For the past year and a half I’ve been working in New York City as part of the Brown Dwarfs in New York City (BDNYC) research group at the American Museum of Natural History (AMNH). In this blog post I’ll describe my experiences in that time and how I went about getting my new job at Space Telescope.
In my last year in Chile, while applying for more postdocs and a few faculty positions, I decided against pursuing the standard academic research track. The whole hamster wheel of proposals-observing-writing-proposals-repeat just wasn’t for me. However, this is unfortunately what most graduate careers in astronomy train one to do. So I was left with very little guidance as to how to proceed in this and ended up getting depressed. I’ve written about my decision before and encourage you to read it if you want more details. During this time, I was approached by my former officemate Jackie Faherty about working for their team in a 1-year postdoctoral-level position that would allow me to explore alternative careers while helping them in their own research. After some deliberation, I accepted, but was still hesitant given the loosely defined job.

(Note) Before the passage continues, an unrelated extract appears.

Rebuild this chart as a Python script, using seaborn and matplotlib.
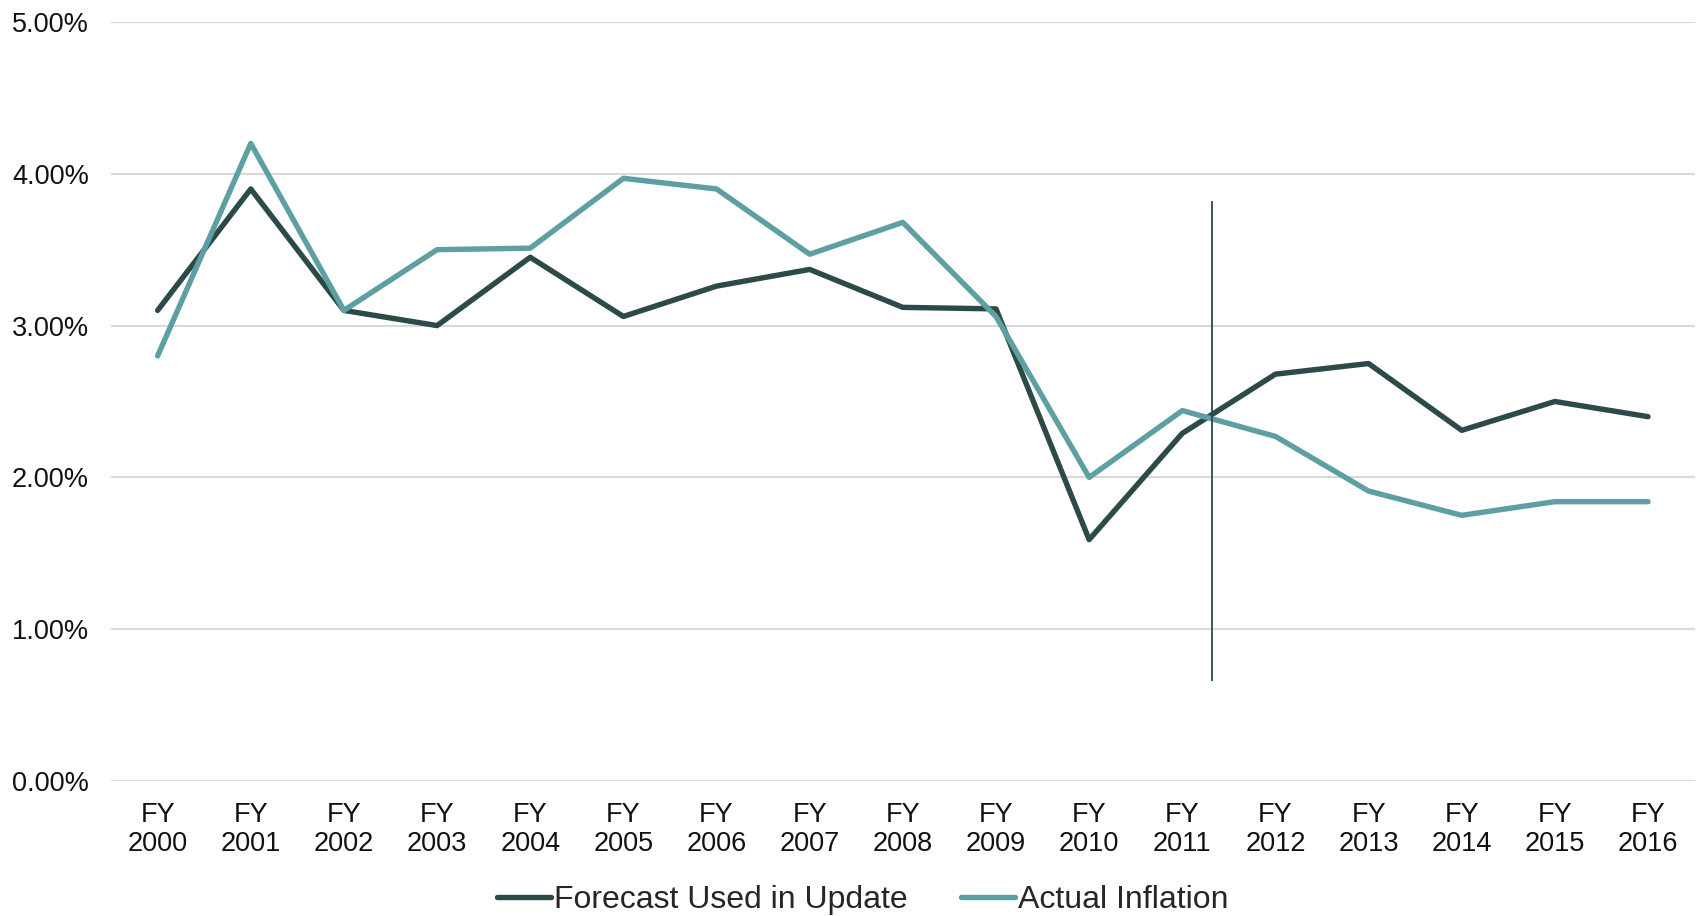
import matplotlib
matplotlib.use("Agg")
import matplotlib.pyplot as plt
import seaborn as sns
import pandas as pd
from matplotlib.ticker import FuncFormatter

years = ["FY\n2000", "FY\n2001", "FY\n2002", "FY\n2003", "FY\n2004", "FY\n2005",
         "FY\n2006", "FY\n2007", "FY\n2008", "FY\n2009", "FY\n2010", "FY\n2011",
         "FY\n2012", "FY\n2013", "FY\n2014", "FY\n2015", "FY\n2016"]
forecast = [3.10, 3.90, 3.10, 3.00, 3.45, 3.06, 3.26, 3.37, 3.12, 3.11,
            1.59, 2.29, 2.68, 2.75, 2.31, 2.50, 2.40]
actual = [2.80, 4.20, 3.10, 3.50, 3.51, 3.97, 3.90, 3.47, 3.68, 3.06,
          2.00, 2.44, 2.27, 1.91, 1.75, 1.84, 1.84]
series_names = ["Forecast Used in Update", "Actual Inflation"]
divider_x = 11.32
divider_range = (0.66, 3.82)

df = pd.DataFrame({
    "year": years * 2,
    "value": forecast + actual,
    "series": [series_names[0]] * len(years) + [series_names[1]] * len(years),
})

sns.set_theme(style="white")
plt.rcParams["font.family"] = ["Liberation Sans", "DejaVu Sans"]

fig = plt.figure(figsize=(16.98, 9.16), dpi=100)
ax = fig.add_axes([0.0654, 0.1474, 0.9326, 0.8286])

palette = {series_names[0]: "#2b4a48", series_names[1]: "#5e9fa1"}
sns.lineplot(data=df, x="year", y="value", hue="series", palette=palette,
             linewidth=3.9, ax=ax, sort=False, legend=True)

ax.vlines(divider_x, divider_range[0], divider_range[1], color="#2b4a48", linewidth=1.3, zorder=5)

ax.set_ylim(0, 5)
ax.set_yticks([0, 1, 2, 3, 4, 5])
ax.yaxis.set_major_formatter(FuncFormatter(lambda v, p: f"{v:.2f}%"))
ax.set_xlim(-0.5, len(years) - 0.5)
ax.grid(axis="y", color="#d9d9d9", linewidth=1.5)
ax.grid(axis="x", visible=False)
ax.set_axisbelow(True)
for s in ax.spines.values():
    s.set_visible(False)
ax.set_xlabel("")
ax.set_ylabel("")
ax.tick_params(axis="both", length=0, labelsize=19.5, colors="#111111")
ax.tick_params(axis="x", pad=15)
ax.tick_params(axis="y", pad=16)
for lbl in ax.get_xticklabels():
    lbl.set_linespacing(1.15)

ax.get_legend().remove()
handles, labels = ax.get_legend_handles_labels()
fig.legend(handles, labels, loc="lower center", bbox_to_anchor=(0.508, -0.03), ncol=2,
           frameon=False, handlelength=1.7, handletextpad=0.1, columnspacing=1.65,
           prop={"family": ["Liberation Sans Narrow", "Liberation Sans", "DejaVu Sans"], "size": 23})

fig.savefig("out.png", dpi=100, facecolor="white")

Upon arriving in NYC, I was confronted with the vagueness of the job. I had no idea what I wanted to do, yet the PIs of the team, Jackie Faherty, Kelle Cruz, and Emily Rice, all had good suggestions of things I should tackle. Work was slow at first, as I learned the ropes behind their flagship product, the BDNYC database and accompanying astrodbkit python code. I also learned what the various students worked on and set up meetings with them to quickly get into the team. I struggled with what my position was, especially when talking to the other postdocs as I felt shame at leaving research. As time went on, I became more confident in my work and was given more responsibilities to explore what I could do with my skills.
After a few months, I was quickly becoming an expert at the database and coding work. Around this time, I also attended a data science workshop (see here) that taught me several good skills. I was also pointed to the Advent of Code series of puzzles, which further helped me expand on my python skills. Furthermore, I started working with Brian Abbot in the Digital Universe, the backend that contains all the data displayed in AMNH’s planetarium. This got me working on their Uniview and partiview software and I started learning how to add datasets that I could then explore and create videos with. I also started mentoring one of the students, Colleen Clearly, in a project applying some machine learning tactics to data from our database.

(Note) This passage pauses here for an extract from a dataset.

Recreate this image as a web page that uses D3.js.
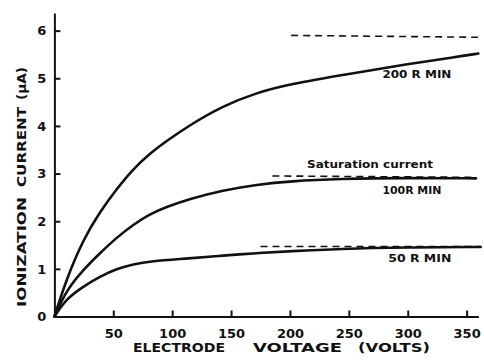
<!DOCTYPE html>
<html>
<head>
<meta charset="utf-8">
<script src="https://cdn.jsdelivr.net/npm/d3@7/dist/d3.min.js"></script>
<style>
  html, body { margin: 0; padding: 0; background: #fff; }
  svg { display: block; }
  text { font-family: "DejaVu Sans", sans-serif; font-weight: bold; fill: #111; }
</style>
</head>
<body>
<svg id="chart" width="484" height="361"></svg>
<script>
// ---- data ----
const xTicks = [50, 100, 150, 200, 250, 300, 350];
const yTicks = [0, 1, 2, 3, 4, 5, 6];

const v200 = [0, 10, 24.5, 38.7, 53, 67, 81, 95, 115, 143, 172, 200, 250, 300, 340, 360];
const i200 = [0, 0.77, 1.62, 2.2, 2.68, 3.1, 3.42, 3.68, 4.02, 4.42, 4.70, 4.88, 5.09, 5.30, 5.44, 5.52];

const v100 = [0, 10.4, 24.5, 38.7, 53, 67, 81, 95, 115, 143, 172, 200, 242, 300, 358];
const i100 = [0, 0.56, 0.98, 1.33, 1.66, 1.93, 2.15, 2.3, 2.47, 2.65, 2.77, 2.84, 2.89, 2.91, 2.9];

const v50 = [0, 10.4, 24.5, 38.7, 53, 67, 81, 115, 143, 172, 200, 242, 300, 362];
const i50 = [0, 0.38, 0.63, 0.84, 1.0, 1.1, 1.16, 1.22, 1.28, 1.33, 1.37, 1.42, 1.45, 1.46];

// saturation (dashed) lines: [startV, endV], [startI, endI]
const sat200V = [201, 364], sat200I = [5.9, 5.86];
const sat100V = [185, 358], sat100I = [2.95, 2.92];
const sat50V  = [175, 362], sat50I  = [1.47, 1.47];

const curveLabels = ["200 R MIN", "100R MIN", "50 R MIN"];
const satLabel = "Saturation current";
const xTitleWords = ["ELECTRODE", "VOLTAGE", "(VOLTS)"];
const yTitleWords = ["IONIZATION", "CURRENT", "(\u00b5A)"];

// ---- drawing ----
const svg = d3.select("#chart");
const x = d3.scaleLinear().domain([0, 360]).range([54.4, 478.4]);
const y = d3.scaleLinear().domain([0, 6.37]).range([316.5, 13]);

const xAxis = d3.axisBottom(x).tickValues(xTicks).tickSize(-6).tickSizeOuter(0).tickPadding(12)
  .tickFormat(d3.format("d"));
const gx = svg.append("g").attr("transform", `translate(0,${y(0)})`).call(xAxis);
const yAxis = d3.axisLeft(y).tickValues(yTicks).tickSize(-6).tickSizeOuter(0).tickPadding(8)
  .tickFormat(d3.format("d"));
const gy = svg.append("g").attr("transform", `translate(${x(0)},0)`).call(yAxis);

[gx, gy].forEach(g => {
  g.select(".domain").attr("stroke", "#111").attr("stroke-width", 2);
  g.selectAll(".tick line").attr("stroke", "#111").attr("stroke-width", 2);
  g.selectAll(".tick text").attr("font-size", 13).attr("font-family", "DejaVu Sans, sans-serif")
    .attr("font-weight", "bold").attr("fill", "#111");
});
gy.selectAll(".tick").filter(d => d === 0).select("line").remove();

const line = d3.line().x(d => x(d[0])).y(d => y(d[1])).curve(d3.curveBasis);
const series = [[v200, i200], [v100, i100], [v50, i50]];
series.forEach(([vs, is]) => {
  svg.append("path")
    .datum(vs.map((v, k) => [v, is[k]]))
    .attr("d", line)
    .attr("fill", "none")
    .attr("stroke", "#111")
    .attr("stroke-width", 2.6)
    .attr("stroke-linecap", "round");
});

const sats = [[sat200V, sat200I], [sat100V, sat100I], [sat50V, sat50I]];
sats.forEach(([vs, is]) => {
  svg.append("line")
    .attr("x1", x(vs[0])).attr("x2", x(vs[1]))
    .attr("y1", y(is[0])).attr("y2", y(is[1]))
    .attr("stroke", "#111").attr("stroke-width", 1.6)
    .attr("stroke-dasharray", "7,5");
});

// curve annotations (positioned in data units)
const labelPos = [[278.5, 5.0, 69], [278.5, 2.58, 59], [283.5, 1.15, 63]];
curveLabels.forEach((t, k) => {
  svg.append("text").attr("x", x(labelPos[k][0])).attr("y", y(labelPos[k][1]))
    .attr("font-size", 11).attr("textLength", labelPos[k][2]).attr("lengthAdjust", "spacingAndGlyphs")
    .text(t);
});
svg.append("text").attr("x", x(214.5)).attr("y", y(3.12))
  .attr("font-size", 11).attr("font-weight", "bold").attr("textLength", 126)
  .attr("lengthAdjust", "spacingAndGlyphs").text(satLabel);

// x title
const xWordPos = [[133, 92], [253, 89], [358, 72]];
xTitleWords.forEach((w, k) => {
  svg.append("text").attr("x", xWordPos[k][0]).attr("y", 352)
    .attr("font-size", 12.5).attr("textLength", xWordPos[k][1]).attr("lengthAdjust", "spacingAndGlyphs")
    .text(w);
});

// y title (rotated)
const yWordPos = [[307, 110], [187, 80], [100, 33]];
yTitleWords.forEach((w, k) => {
  svg.append("text").attr("transform", `translate(25.5,${yWordPos[k][0]}) rotate(-90)`)
    .attr("font-size", 12).attr("textLength", yWordPos[k][1]).attr("lengthAdjust", "spacingAndGlyphs")
    .text(w);
});
</script>
</body>
</html>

By the summer of 2016, I was pretty much established as the BDNYC database expert and had worked hard to improve it and the various programs that interfaced with it, including creating a web app to access the public subset of the database. I started getting involved with the Astrocom students with set me up as a bit of a technical/coding expert for a new batch of undergrad students. My own student gave an excellent presentation on a Principle Component Analysis and I had become well-versed in adding new data to the Digital Universe, which came in very handy when the first-year GAIA data was released. By this time I was proud of my work and was calling myself the database manager and software developer of the team.
|Schema for the BDNYC database|
In the fall of 2016, one of my bosses forwarded an email advertising a set of positions for archival scientists at the Space Telescope Science Institute (STScI) in Baltimore, Maryland. I had of course heard about STScI, having used their interface and products before in my own research days, however I was unaware that positions like ‘archive scientist’ even existed. This was practically the exact same thing I was doing for the BDNYC team, except on a larger scale and as a more permanent job. I was super excited at the prospects and applied to it. Curiously, my bosses were very concerned as they knew I had the skills for the job, but they didn’t want to see me go! They felt I had become such an integral part of the team!
The rest, as you may guess by now, is history. I got a phone interview and then an in-person interview, both of which went very well and I was offered the job in late January 2017. I accepted to start in April and what followed was some of the most hectic months in my time in NYC to date. I was juggling my apartment search in Baltimore, dealing with the landlord in NYC, and trying to get everything closed out in a reasonable fashion with BDNYC. I wrote up a description of the work I did for them and was surprised to see how large and detailed it had become, particularly given that they had no one in line to replace me. I set up several tutorial sessions with the group and with students to bring them up to speed with the best ways to use the (new and improved) database as well as the new tools that existed for that, including how to host local versions of the BDNYC web app, AstrodbWeb.
In the end, it was sad to leave such a great group behind, but I know that I will have a great experience working at STScI. My last day at the museum, March 24, 2017, was filled with happiness and joy at my new job and appreciation for all the work done and all the things learned while at AMNH. I know I’ll continue to collaborate with BDNYC remotely, so maybe from time to time I’ll get to visit NYC and hang out with the old team.